Crash, Babal, Damages, Lost, John from Cincinnati



Recently there have been a number of films and TV shows that have based the dramatic elements of their presentation not in action or character development, but in the intricate and mysterious ways that distinct narratives of individual people come together.

In films like Crash and Babal, the heart of the story surrounds the odd interactions of people from distinct and different worlds. In a globalized world that, ironically, seems to push us away from a shared human story rather than into one, such films ask questions about how we might impact other peoples’ lives in very deep ways without knowing it. Or to say it another way, how might we be connected beyond what our social constructs allow us to see?

In TV shows like the new drama, Damages, and the hit show, Lost, time and space are blurred, bouncing the viewer between past to present, back and forth again and again to show us how distinct narratives of individuals cross each other and impact our individual destinies. Lost, for instance, at least in my mind, seems to ask the fundamental question, what if everything really is connected? In a world in which it seems so may of our interactions (such as getting cash at an ATM, renting a movie, sitting next to someone on a plane, cutting someone off on the highway) are routine, or errands void of meaning, it asks, what if such occurrences are connected to a larger narrative? What if such things, while seeming to be easily deleted from the hard drive of our consciousness, actually, were to reappear to reveal that they possessed within them a story that could not be easily deleted? Lost asks, what if such meaningless happenings were actually knit into a larger story? We are so used to such things being arbitrary and forgettable, that to entertain such thoughts is haunting and frightening. Therefore, when the viewer is given a flashback that reveals that Jack and Desmond, now stuck on an island together as apparent strangers, had a short, random and irrelevant conversation years earlier (that is spookily meaningful, now that they are so clearly connected) we are shocked and frightened.

Lost, like the new HBO show, John from Cincinnati, not only draws on the evocative idea that our actions are bound in a larger narrative (that the individualism of modernity and late-modernity may be more of an illusion than reality), but also asks, what if this larger narrative links not only distinct persons to one another but also with something metaphysical? These two shows draw out the metaphysical reality to push against not only individualism, but also the positivism of modernity. They ask whether we have been socialized to ignore the larger narrative, but also, what if at the heart of the larger narrative is a reality that is mysterious and spiritual? What if we have not only been taught to believe that our random actions in society have no connection to other’s story or a larger story, but also have been taught to ignore that this story revolves around something beyond us?

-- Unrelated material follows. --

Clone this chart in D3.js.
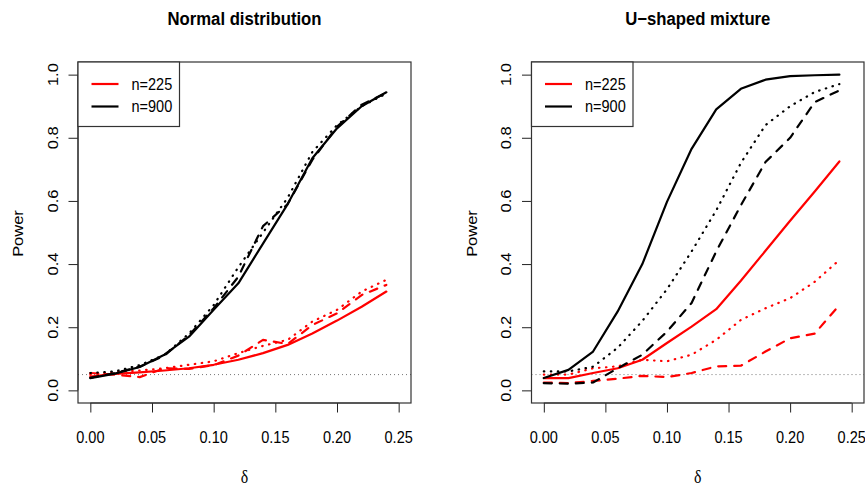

What does all this mean for preaching? It signals the need for the preacher to be a storyteller, knitting together peoples’ distinct narratives in the world, showing connections between multiple stories and God’s own story of revelation and reconciliation within history. The preacher must be able to (like in Lost and Damages) skillfully bounce back and forth in time and space, taking people from the biblical world to their own and back again. By richly indwelling the stories of individuals, society, and the world, exploring how they are connected to the single narrative of God’s continued ministry, the preacher lifts up narratives and point out their interpenetration. The preacher’s objective (as with the best narratives) is to invite people to join him or her as the storyteller seeks to articulate the mystery and beauty of this reality into which God enters to love it in the powerful weakness of God’s own humanity.